** EXERCISE INPUT **
— BEGIN —

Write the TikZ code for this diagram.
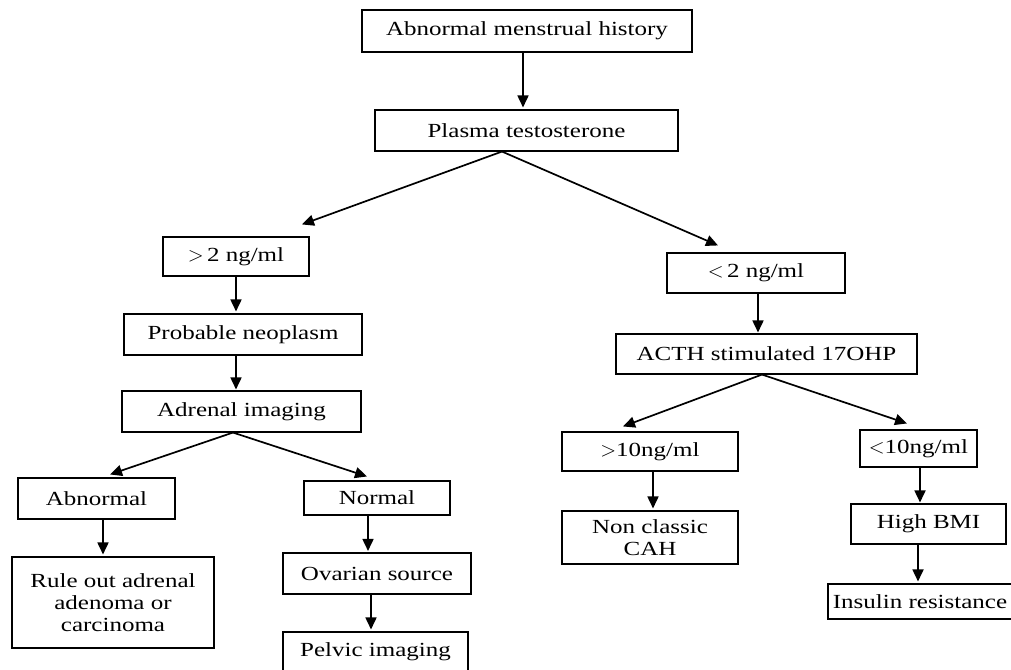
\documentclass[tikz,border=0pt]{standalone}
\usepackage{fontspec}
\setmainfont{Liberation Serif}[FakeStretch=1.25]
\usetikzlibrary{arrows.meta}
\begin{document}
\begin{tikzpicture}[x=1pt,y=-1pt,
  box/.style={draw, line width=1.1pt, inner sep=0pt, align=center,
    font=\fontsize{20}{22}\selectfont},
  arr/.style={line width=1.7pt, -{Triangle[length=12pt,width=11pt]}}]
\useasboundingbox (0,0) rectangle (1011,669);
\node[box, minimum width=330pt, minimum height=42pt] (top) at (527,31) {Abnormal menstrual history};
\node[box, minimum width=303pt, minimum height=41pt] (plasma) at (526.5,130.5) {Plasma testosterone};
\node[box, minimum width=146pt, minimum height=39pt] (gt2) at (236,256.5) {$>$\,2 ng/ml};
\node[box, minimum width=178pt, minimum height=40pt] (lt2) at (756,273) {$<$\,2 ng/ml};
\node[box, minimum width=238pt, minimum height=41pt] (neo) at (243,334.5) {Probable neoplasm};
\node[box, minimum width=301pt, minimum height=40pt] (acth) at (766.5,354) {ACTH stimulated 17OHP};
\node[box, minimum width=239pt, minimum height=41pt] (adrenal) at (241.5,411.5) {Adrenal imaging};
\node[box, minimum width=157pt, minimum height=41pt] (abn) at (96.5,498.5) {Abnormal};
\node[box, minimum width=146pt, minimum height=34pt] (normal) at (377,498) {Normal};
\node[box, minimum width=176pt, minimum height=39pt] (gt10) at (650,451.5) {$>$10ng/ml};
\node[box, minimum width=117pt, minimum height=37pt] (lt10) at (918.5,448.5) {$<$10ng/ml};
\node[box, minimum width=202pt, minimum height=91pt] (rule) at (113,602.5) {Rule out adrenal\\adenoma or\\carcinoma};
\node[box, minimum width=188pt, minimum height=41pt] (ovarian) at (377,573.5) {Ovarian source};
\node[box, minimum width=185pt, minimum height=40pt] (pelvic) at (375.5,652) {Pelvic imaging};
\node[box, minimum width=176pt, minimum height=53pt] (ncah) at (650,537.5) {Non classic\\CAH};
\node[box, minimum width=155pt, minimum height=40pt] (bmi) at (928.5,524) {High BMI};
\node[box, minimum width=184pt, minimum height=35pt] (insulin) at (920,601.5) {Insulin resistance};

\draw[arr] ([xshift=-4pt]top.south) -- ([xshift=-3.5pt,yshift=2pt]plasma.north);
\draw[arr] (gt2.south) -- ([xshift=-7pt,yshift=2pt]neo.north);
\draw[arr] ([xshift=-7pt]neo.south) -- ([xshift=-5.5pt,yshift=1pt]adrenal.north);
\draw[arr] ([xshift=2pt]lt2.south) -- ([xshift=-8.5pt,yshift=1pt]acth.north);
\draw[arr] ([xshift=3pt]gt10.south) -- ([xshift=3pt,yshift=2pt]ncah.north);
\draw[arr] ([xshift=1.5pt]lt10.south) -- ([xshift=-8.5pt,yshift=1pt]bmi.north);
\draw[arr] ([xshift=-10.5pt]bmi.south) -- ([xshift=-2pt,yshift=2pt]insulin.north);
\draw[arr] ([xshift=6.5pt]abn.south) -- ([xshift=-10pt,yshift=2pt]rule.north);
\draw[arr] ([xshift=-9pt]normal.south) -- ([xshift=-9pt,yshift=1.5pt]ovarian.north);
\draw[arr] ([xshift=-6pt]ovarian.south) -- ([xshift=-4.5pt,yshift=2pt]pelvic.north);

\draw[arr] ([xshift=-24.5pt]plasma.south) -- ([xshift=66pt,yshift=12pt]gt2.north);
\draw[arr] ([xshift=-24.5pt]plasma.south) -- ([xshift=-38pt,yshift=7pt]lt2.north);
\draw[arr] ([xshift=-8.5pt]adrenal.south) -- ([xshift=13.5pt,yshift=3pt]abn.north);
\draw[arr] ([xshift=-8.5pt]adrenal.south) -- ([xshift=-10pt,yshift=4pt]normal.north);
\draw[arr] ([xshift=-4.5pt]acth.south) -- ([xshift=-27pt,yshift=5pt]gt10.north);
\draw[arr] ([xshift=-4.5pt]acth.south) -- ([xshift=-11.5pt,yshift=6pt]lt10.north);
\end{tikzpicture}
\end{document}
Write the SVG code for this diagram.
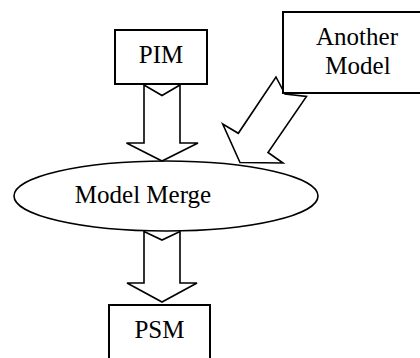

— END —

** REQUEST **
Omit all pictures while transcribing the entries verbatim.

** RESPONSE **
Write the TikZ code for this diagram.
\documentclass[tikz,border=0pt]{standalone}
\usepackage{fontspec}
\setmainfont{Liberation Serif}[FakeStretch=1.25]
\usetikzlibrary{arrows.meta}
\begin{document}
\begin{tikzpicture}[x=1pt,y=-1pt,
  box/.style={draw, line width=1.1pt, inner sep=0pt, align=center,
    font=\fontsize{20}{22}\selectfont},
  arr/.style={line width=1.7pt, -{Triangle[length=12pt,width=11pt]}}]
\useasboundingbox (0,0) rectangle (1011,669);
\node[box, minimum width=330pt, minimum height=42pt] (top) at (527,31) {Abnormal menstrual history};
\node[box, minimum width=303pt, minimum height=41pt] (plasma) at (526.5,130.5) {Plasma testosterone};
\node[box, minimum width=146pt, minimum height=39pt] (gt2) at (236,256.5) {$>$\,2 ng/ml};
\node[box, minimum width=178pt, minimum height=40pt] (lt2) at (756,273) {$<$\,2 ng/ml};
\node[box, minimum width=238pt, minimum height=41pt] (neo) at (243,334.5) {Probable neoplasm};
\node[box, minimum width=301pt, minimum height=40pt] (acth) at (766.5,354) {ACTH stimulated 17OHP};
\node[box, minimum width=239pt, minimum height=41pt] (adrenal) at (241.5,411.5) {Adrenal imaging};
\node[box, minimum width=157pt, minimum height=41pt] (abn) at (96.5,498.5) {Abnormal};
\node[box, minimum width=146pt, minimum height=34pt] (normal) at (377,498) {Normal};
\node[box, minimum width=176pt, minimum height=39pt] (gt10) at (650,451.5) {$>$10ng/ml};
\node[box, minimum width=117pt, minimum height=37pt] (lt10) at (918.5,448.5) {$<$10ng/ml};
\node[box, minimum width=202pt, minimum height=91pt] (rule) at (113,602.5) {Rule out adrenal\\adenoma or\\carcinoma};
\node[box, minimum width=188pt, minimum height=41pt] (ovarian) at (377,573.5) {Ovarian source};
\node[box, minimum width=185pt, minimum height=40pt] (pelvic) at (375.5,652) {Pelvic imaging};
\node[box, minimum width=176pt, minimum height=53pt] (ncah) at (650,537.5) {Non classic\\CAH};
\node[box, minimum width=155pt, minimum height=40pt] (bmi) at (928.5,524) {High BMI};
\node[box, minimum width=184pt, minimum height=35pt] (insulin) at (920,601.5) {Insulin resistance};

\draw[arr] ([xshift=-4pt]top.south) -- ([xshift=-3.5pt,yshift=2pt]plasma.north);
\draw[arr] (gt2.south) -- ([xshift=-7pt,yshift=2pt]neo.north);
\draw[arr] ([xshift=-7pt]neo.south) -- ([xshift=-5.5pt,yshift=1pt]adrenal.north);
\draw[arr] ([xshift=2pt]lt2.south) -- ([xshift=-8.5pt,yshift=1pt]acth.north);
\draw[arr] ([xshift=3pt]gt10.south) -- ([xshift=3pt,yshift=2pt]ncah.north);
\draw[arr] ([xshift=1.5pt]lt10.south) -- ([xshift=-8.5pt,yshift=1pt]bmi.north);
\draw[arr] ([xshift=-10.5pt]bmi.south) -- ([xshift=-2pt,yshift=2pt]insulin.north);
\draw[arr] ([xshift=6.5pt]abn.south) -- ([xshift=-10pt,yshift=2pt]rule.north);
\draw[arr] ([xshift=-9pt]normal.south) -- ([xshift=-9pt,yshift=1.5pt]ovarian.north);
\draw[arr] ([xshift=-6pt]ovarian.south) -- ([xshift=-4.5pt,yshift=2pt]pelvic.north);

\draw[arr] ([xshift=-24.5pt]plasma.south) -- ([xshift=66pt,yshift=12pt]gt2.north);
\draw[arr] ([xshift=-24.5pt]plasma.south) -- ([xshift=-38pt,yshift=7pt]lt2.north);
\draw[arr] ([xshift=-8.5pt]adrenal.south) -- ([xshift=13.5pt,yshift=3pt]abn.north);
\draw[arr] ([xshift=-8.5pt]adrenal.south) -- ([xshift=-10pt,yshift=4pt]normal.north);
\draw[arr] ([xshift=-4.5pt]acth.south) -- ([xshift=-27pt,yshift=5pt]gt10.north);
\draw[arr] ([xshift=-4.5pt]acth.south) -- ([xshift=-11.5pt,yshift=6pt]lt10.north);
\end{tikzpicture}
\end{document}
Write the SVG code for this diagram.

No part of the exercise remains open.